Se llama Kitsch Barcelona y está escrito por la profesora de Teoría e Historia del Diseño Anna Pujadas. Ella misma lo define como un libro único e irrepetible por la excepcionalidad de que un ayuntamiento edite un ejemplar “que despliega visiones no siempre amables”.
También por la incomodidad de la temática, que pide catalogar obras conocidas bajo la categoría kitsch, una palabra que la propia Real Academia de la Lengua Española (RAE) define como una “estética pretenciosa, pasada de moda y considerada de mal gusto”.
1.500 ejemplares
Bajo el paraguas de este concepto, un grupo de más de 30 personas consideradas expertas por la autora --antropólogos, arquitectos, artistas, cocineros, diseñadores, filósofos, historiadores y literatos, entre otros-- han colaborado en el libro “atreviéndose a señalar con el dedo”. Una obra de 340 páginas editada por el propio Ayuntamiento de Barcelona, que imprimió 1.500 ejemplares y para los que destinó 15.905,73 euros.
Tras una introducción acerca del concepto kitsch, en un intento de darle una definición propia o encajarlo en el molde de otras ideas como la complejidad, la primera crítica es para la estética Gaudí.

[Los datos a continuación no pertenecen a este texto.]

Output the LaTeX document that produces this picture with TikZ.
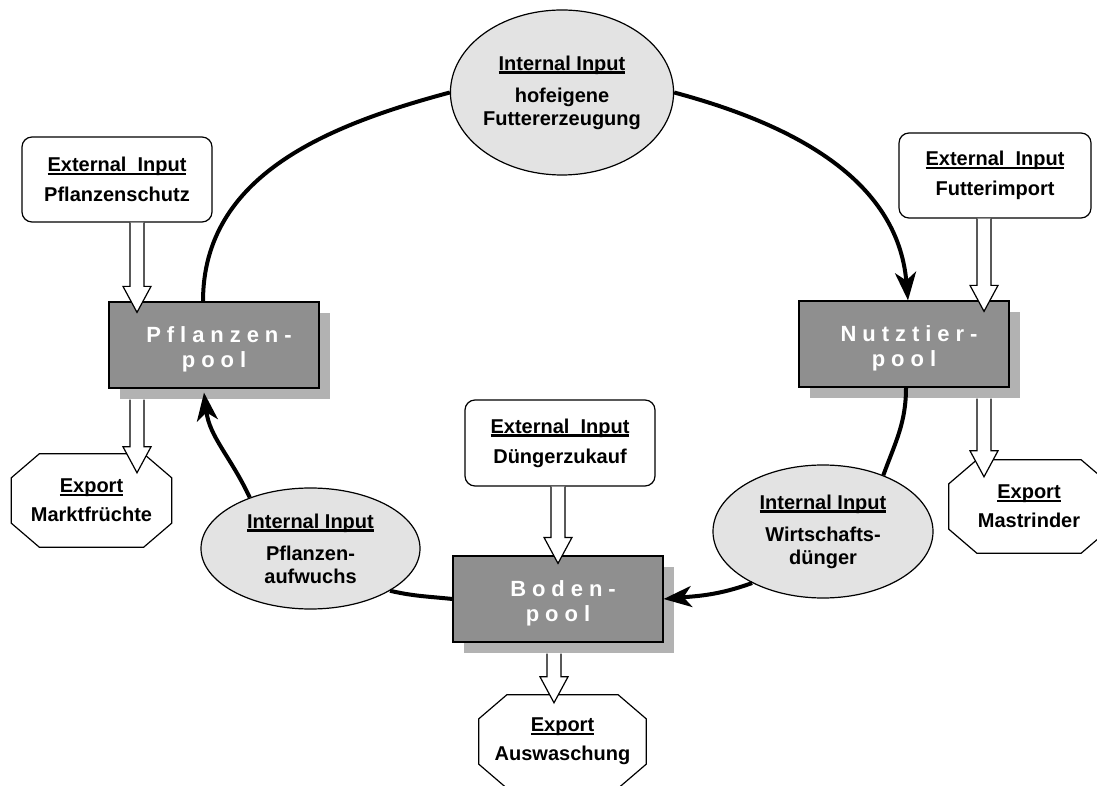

En el mismo saco meten desde los souvenirs quebradizos, ya sean de toros o flamencas, hasta los monumentos de la talla de la Sagrada Familia.
Contra Gaudí
“Si la fachada original de Gaudí era un horroroso monumento al kitsch, lo que se está haciendo ahora no tiene nombre ni perdón”, espeta Narcís Comadira, pintor y escritor. Añade a las críticas el monumento a Colón, el nuevo pavimento de la Diagonal, la jirafa coqueta de la Rambla Catalunya y el edificio del Teatre Nacional de Catalunya. “Pero todo esto no es nada comparado con la Sagrada Familia, fachada de Gaudí incluida, monumento a la mentira, al mal gusto, al sentimentalismo”.
Los campanarios del mismo templo tampoco se salvan del ensañamiento. “Se entendieron como una conexión más que forzada con la senyera, apareciendo como símbolo de la ciudad, cuando eran un fragmento kitsch de un concepto apostólico que acabará en un 12 que no le interesa a nadie”, se expresa contundente Jeffrey Swartz, crítico de diseño.
Copito tampoco
Otro de los sorprendentes puntos en los que los citados expertos han colocado la diana es el salón del Buen Gobierno, situado en el propio Ayuntamiento de Barcelona. La historiadora del arte Martina Millà critica el “interiorismo acumulativo” del consistorio, cita también el arte público vinculado al mundo olímpico de Juan Antonio Samaranch y vuelve al reproche estrella del libro: la Sagrada Familia.
Aparecen, además, los turistas fotografiando el puente de la calle del Bisbe; el parque del laberinto de Horta; el edificio del MNAC; el Museu del Disseny; la escultura Calcetín, de Tàpies; la fuente mágica de Montjuïc; la de la plaza España --“tiene un aire de máquina de hacer embutidos”, según Eduard Cairol, teórico del arte--; el cuartel del Bruc; el hotel W; el templo del Tibidabo; la ceremonia inaugural de los Juegos Olímpicos o el mismísimo Copito de Nieve.
Reflexión autocrítica
Kitsch Barcelona resume, en palabras de su propia contraportada, todo lo que tiene una ciudad “estereotipada, comercial, fetichista, decorativa, azucarada, aparente y banal”. La propia directora de comunicación del consistorio, Águeda Bañon, justificaba la existencia del libro en una respuesta parlamentaria al grupo municipal del PP.
“Pretendía introducir el debate crítico sobre el buen y mal gusto en el espacio público”, argumentaba Bañon. Y añadía que tal debate genera interés en un momento en que la ciudad atrae a un gran número de turistas y “hay que reflexionar sobre la imagen que da y comercializa Barcelona”.